begin Collected material

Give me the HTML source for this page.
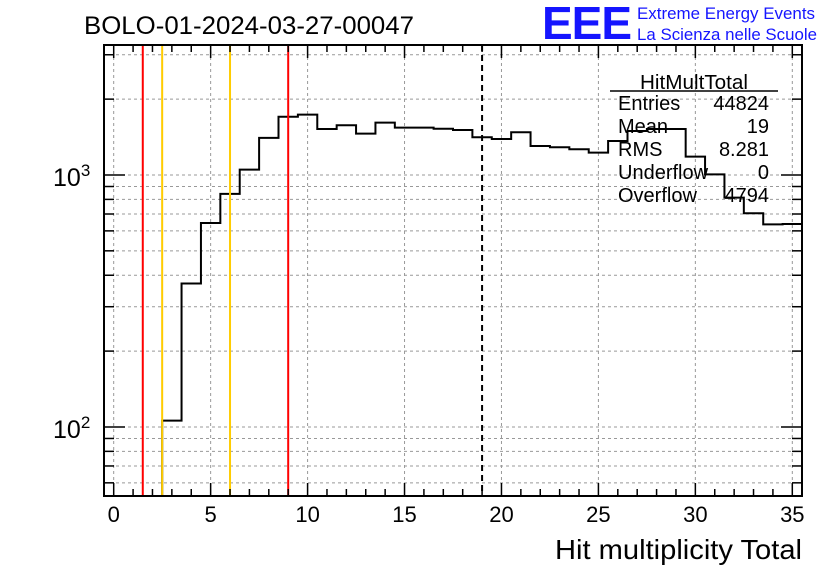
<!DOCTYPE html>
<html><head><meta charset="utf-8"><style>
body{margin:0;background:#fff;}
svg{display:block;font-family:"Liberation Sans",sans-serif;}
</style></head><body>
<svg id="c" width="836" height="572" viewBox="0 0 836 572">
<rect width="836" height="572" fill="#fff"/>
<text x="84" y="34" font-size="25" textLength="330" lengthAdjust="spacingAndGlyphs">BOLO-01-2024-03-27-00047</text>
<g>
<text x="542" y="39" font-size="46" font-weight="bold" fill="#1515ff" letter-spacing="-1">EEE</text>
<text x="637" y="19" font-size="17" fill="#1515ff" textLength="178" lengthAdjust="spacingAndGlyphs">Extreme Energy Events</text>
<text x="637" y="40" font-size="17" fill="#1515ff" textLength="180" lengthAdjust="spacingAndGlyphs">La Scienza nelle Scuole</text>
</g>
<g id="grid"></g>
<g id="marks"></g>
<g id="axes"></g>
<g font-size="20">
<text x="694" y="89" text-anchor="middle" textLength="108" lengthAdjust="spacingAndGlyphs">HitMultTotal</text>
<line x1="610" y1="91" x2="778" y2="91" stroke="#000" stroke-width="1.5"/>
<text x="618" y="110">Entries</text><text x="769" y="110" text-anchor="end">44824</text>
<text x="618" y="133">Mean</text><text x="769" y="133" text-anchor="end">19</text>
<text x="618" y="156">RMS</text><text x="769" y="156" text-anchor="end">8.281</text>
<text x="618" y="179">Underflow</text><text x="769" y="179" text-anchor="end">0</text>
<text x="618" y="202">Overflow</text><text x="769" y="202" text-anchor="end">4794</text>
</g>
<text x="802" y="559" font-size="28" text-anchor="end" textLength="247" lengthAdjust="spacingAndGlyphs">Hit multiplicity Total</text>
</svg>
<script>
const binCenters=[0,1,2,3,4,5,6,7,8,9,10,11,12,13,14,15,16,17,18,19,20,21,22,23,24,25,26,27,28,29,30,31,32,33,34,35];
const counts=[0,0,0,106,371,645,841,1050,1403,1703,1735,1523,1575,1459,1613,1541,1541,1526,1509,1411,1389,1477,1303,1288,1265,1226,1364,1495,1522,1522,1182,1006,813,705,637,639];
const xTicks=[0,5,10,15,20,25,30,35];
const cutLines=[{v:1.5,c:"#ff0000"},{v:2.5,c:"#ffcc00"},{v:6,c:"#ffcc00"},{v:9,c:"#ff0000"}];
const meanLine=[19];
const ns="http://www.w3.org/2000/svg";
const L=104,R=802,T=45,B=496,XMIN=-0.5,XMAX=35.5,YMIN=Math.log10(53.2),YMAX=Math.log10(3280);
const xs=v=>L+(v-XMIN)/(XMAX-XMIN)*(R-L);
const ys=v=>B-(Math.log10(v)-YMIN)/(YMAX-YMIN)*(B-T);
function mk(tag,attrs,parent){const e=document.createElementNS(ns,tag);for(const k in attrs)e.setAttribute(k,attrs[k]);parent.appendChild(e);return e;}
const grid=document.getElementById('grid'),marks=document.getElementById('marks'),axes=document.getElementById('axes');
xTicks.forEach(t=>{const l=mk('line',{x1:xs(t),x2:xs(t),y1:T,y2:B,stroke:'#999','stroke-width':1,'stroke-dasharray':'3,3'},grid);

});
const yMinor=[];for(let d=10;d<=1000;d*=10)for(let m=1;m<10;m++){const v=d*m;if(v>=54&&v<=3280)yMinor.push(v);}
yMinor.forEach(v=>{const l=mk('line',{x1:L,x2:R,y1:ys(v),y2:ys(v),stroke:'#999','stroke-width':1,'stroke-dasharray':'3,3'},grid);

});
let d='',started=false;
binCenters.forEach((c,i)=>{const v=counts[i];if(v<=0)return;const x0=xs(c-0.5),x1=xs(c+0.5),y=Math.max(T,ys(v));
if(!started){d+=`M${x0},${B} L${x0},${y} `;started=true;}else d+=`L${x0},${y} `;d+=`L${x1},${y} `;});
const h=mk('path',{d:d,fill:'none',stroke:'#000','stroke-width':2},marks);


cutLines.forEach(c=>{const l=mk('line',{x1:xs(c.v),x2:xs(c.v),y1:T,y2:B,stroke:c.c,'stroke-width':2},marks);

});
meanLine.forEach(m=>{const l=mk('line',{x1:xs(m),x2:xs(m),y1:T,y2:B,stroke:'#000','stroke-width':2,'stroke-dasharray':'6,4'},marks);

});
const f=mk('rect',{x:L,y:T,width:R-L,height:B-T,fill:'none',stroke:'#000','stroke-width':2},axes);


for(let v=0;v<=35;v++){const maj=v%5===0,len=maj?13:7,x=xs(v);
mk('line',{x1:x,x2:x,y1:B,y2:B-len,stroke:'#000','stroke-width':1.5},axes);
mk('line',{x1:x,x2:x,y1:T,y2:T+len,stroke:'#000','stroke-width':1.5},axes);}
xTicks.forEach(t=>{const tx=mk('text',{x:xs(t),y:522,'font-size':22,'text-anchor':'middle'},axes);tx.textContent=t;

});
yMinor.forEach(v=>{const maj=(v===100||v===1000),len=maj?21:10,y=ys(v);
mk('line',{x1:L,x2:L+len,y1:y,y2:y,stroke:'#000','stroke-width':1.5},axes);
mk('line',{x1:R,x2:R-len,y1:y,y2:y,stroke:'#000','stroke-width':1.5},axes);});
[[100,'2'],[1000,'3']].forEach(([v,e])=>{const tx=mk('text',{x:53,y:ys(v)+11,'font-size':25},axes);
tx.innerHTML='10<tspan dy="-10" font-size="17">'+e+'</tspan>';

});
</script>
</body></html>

end Collected material

## Brief
Copy all the data exactly as written, but skip any picture.

## Answer below
Give me the HTML source for this page.
<!DOCTYPE html>
<html><head><meta charset="utf-8"><style>
body{margin:0;background:#fff;}
svg{display:block;font-family:"Liberation Sans",sans-serif;}
</style></head><body>
<svg id="c" width="836" height="572" viewBox="0 0 836 572">
<rect width="836" height="572" fill="#fff"/>
<text x="84" y="34" font-size="25" textLength="330" lengthAdjust="spacingAndGlyphs">BOLO-01-2024-03-27-00047</text>
<g>
<text x="542" y="39" font-size="46" font-weight="bold" fill="#1515ff" letter-spacing="-1">EEE</text>
<text x="637" y="19" font-size="17" fill="#1515ff" textLength="178" lengthAdjust="spacingAndGlyphs">Extreme Energy Events</text>
<text x="637" y="40" font-size="17" fill="#1515ff" textLength="180" lengthAdjust="spacingAndGlyphs">La Scienza nelle Scuole</text>
</g>
<g id="grid"></g>
<g id="marks"></g>
<g id="axes"></g>
<g font-size="20">
<text x="694" y="89" text-anchor="middle" textLength="108" lengthAdjust="spacingAndGlyphs">HitMultTotal</text>
<line x1="610" y1="91" x2="778" y2="91" stroke="#000" stroke-width="1.5"/>
<text x="618" y="110">Entries</text><text x="769" y="110" text-anchor="end">44824</text>
<text x="618" y="133">Mean</text><text x="769" y="133" text-anchor="end">19</text>
<text x="618" y="156">RMS</text><text x="769" y="156" text-anchor="end">8.281</text>
<text x="618" y="179">Underflow</text><text x="769" y="179" text-anchor="end">0</text>
<text x="618" y="202">Overflow</text><text x="769" y="202" text-anchor="end">4794</text>
</g>
<text x="802" y="559" font-size="28" text-anchor="end" textLength="247" lengthAdjust="spacingAndGlyphs">Hit multiplicity Total</text>
</svg>
<script>
const binCenters=[0,1,2,3,4,5,6,7,8,9,10,11,12,13,14,15,16,17,18,19,20,21,22,23,24,25,26,27,28,29,30,31,32,33,34,35];
const counts=[0,0,0,106,371,645,841,1050,1403,1703,1735,1523,1575,1459,1613,1541,1541,1526,1509,1411,1389,1477,1303,1288,1265,1226,1364,1495,1522,1522,1182,1006,813,705,637,639];
const xTicks=[0,5,10,15,20,25,30,35];
const cutLines=[{v:1.5,c:"#ff0000"},{v:2.5,c:"#ffcc00"},{v:6,c:"#ffcc00"},{v:9,c:"#ff0000"}];
const meanLine=[19];
const ns="http://www.w3.org/2000/svg";
const L=104,R=802,T=45,B=496,XMIN=-0.5,XMAX=35.5,YMIN=Math.log10(53.2),YMAX=Math.log10(3280);
const xs=v=>L+(v-XMIN)/(XMAX-XMIN)*(R-L);
const ys=v=>B-(Math.log10(v)-YMIN)/(YMAX-YMIN)*(B-T);
function mk(tag,attrs,parent){const e=document.createElementNS(ns,tag);for(const k in attrs)e.setAttribute(k,attrs[k]);parent.appendChild(e);return e;}
const grid=document.getElementById('grid'),marks=document.getElementById('marks'),axes=document.getElementById('axes');
xTicks.forEach(t=>{const l=mk('line',{x1:xs(t),x2:xs(t),y1:T,y2:B,stroke:'#999','stroke-width':1,'stroke-dasharray':'3,3'},grid);

});
const yMinor=[];for(let d=10;d<=1000;d*=10)for(let m=1;m<10;m++){const v=d*m;if(v>=54&&v<=3280)yMinor.push(v);}
yMinor.forEach(v=>{const l=mk('line',{x1:L,x2:R,y1:ys(v),y2:ys(v),stroke:'#999','stroke-width':1,'stroke-dasharray':'3,3'},grid);

});
let d='',started=false;
binCenters.forEach((c,i)=>{const v=counts[i];if(v<=0)return;const x0=xs(c-0.5),x1=xs(c+0.5),y=Math.max(T,ys(v));
if(!started){d+=`M${x0},${B} L${x0},${y} `;started=true;}else d+=`L${x0},${y} `;d+=`L${x1},${y} `;});
const h=mk('path',{d:d,fill:'none',stroke:'#000','stroke-width':2},marks);


cutLines.forEach(c=>{const l=mk('line',{x1:xs(c.v),x2:xs(c.v),y1:T,y2:B,stroke:c.c,'stroke-width':2},marks);

});
meanLine.forEach(m=>{const l=mk('line',{x1:xs(m),x2:xs(m),y1:T,y2:B,stroke:'#000','stroke-width':2,'stroke-dasharray':'6,4'},marks);

});
const f=mk('rect',{x:L,y:T,width:R-L,height:B-T,fill:'none',stroke:'#000','stroke-width':2},axes);


for(let v=0;v<=35;v++){const maj=v%5===0,len=maj?13:7,x=xs(v);
mk('line',{x1:x,x2:x,y1:B,y2:B-len,stroke:'#000','stroke-width':1.5},axes);
mk('line',{x1:x,x2:x,y1:T,y2:T+len,stroke:'#000','stroke-width':1.5},axes);}
xTicks.forEach(t=>{const tx=mk('text',{x:xs(t),y:522,'font-size':22,'text-anchor':'middle'},axes);tx.textContent=t;

});
yMinor.forEach(v=>{const maj=(v===100||v===1000),len=maj?21:10,y=ys(v);
mk('line',{x1:L,x2:L+len,y1:y,y2:y,stroke:'#000','stroke-width':1.5},axes);
mk('line',{x1:R,x2:R-len,y1:y,y2:y,stroke:'#000','stroke-width':1.5},axes);});
[[100,'2'],[1000,'3']].forEach(([v,e])=>{const tx=mk('text',{x:53,y:ys(v)+11,'font-size':25},axes);
tx.innerHTML='10<tspan dy="-10" font-size="17">'+e+'</tspan>';

});
</script>
</body></html>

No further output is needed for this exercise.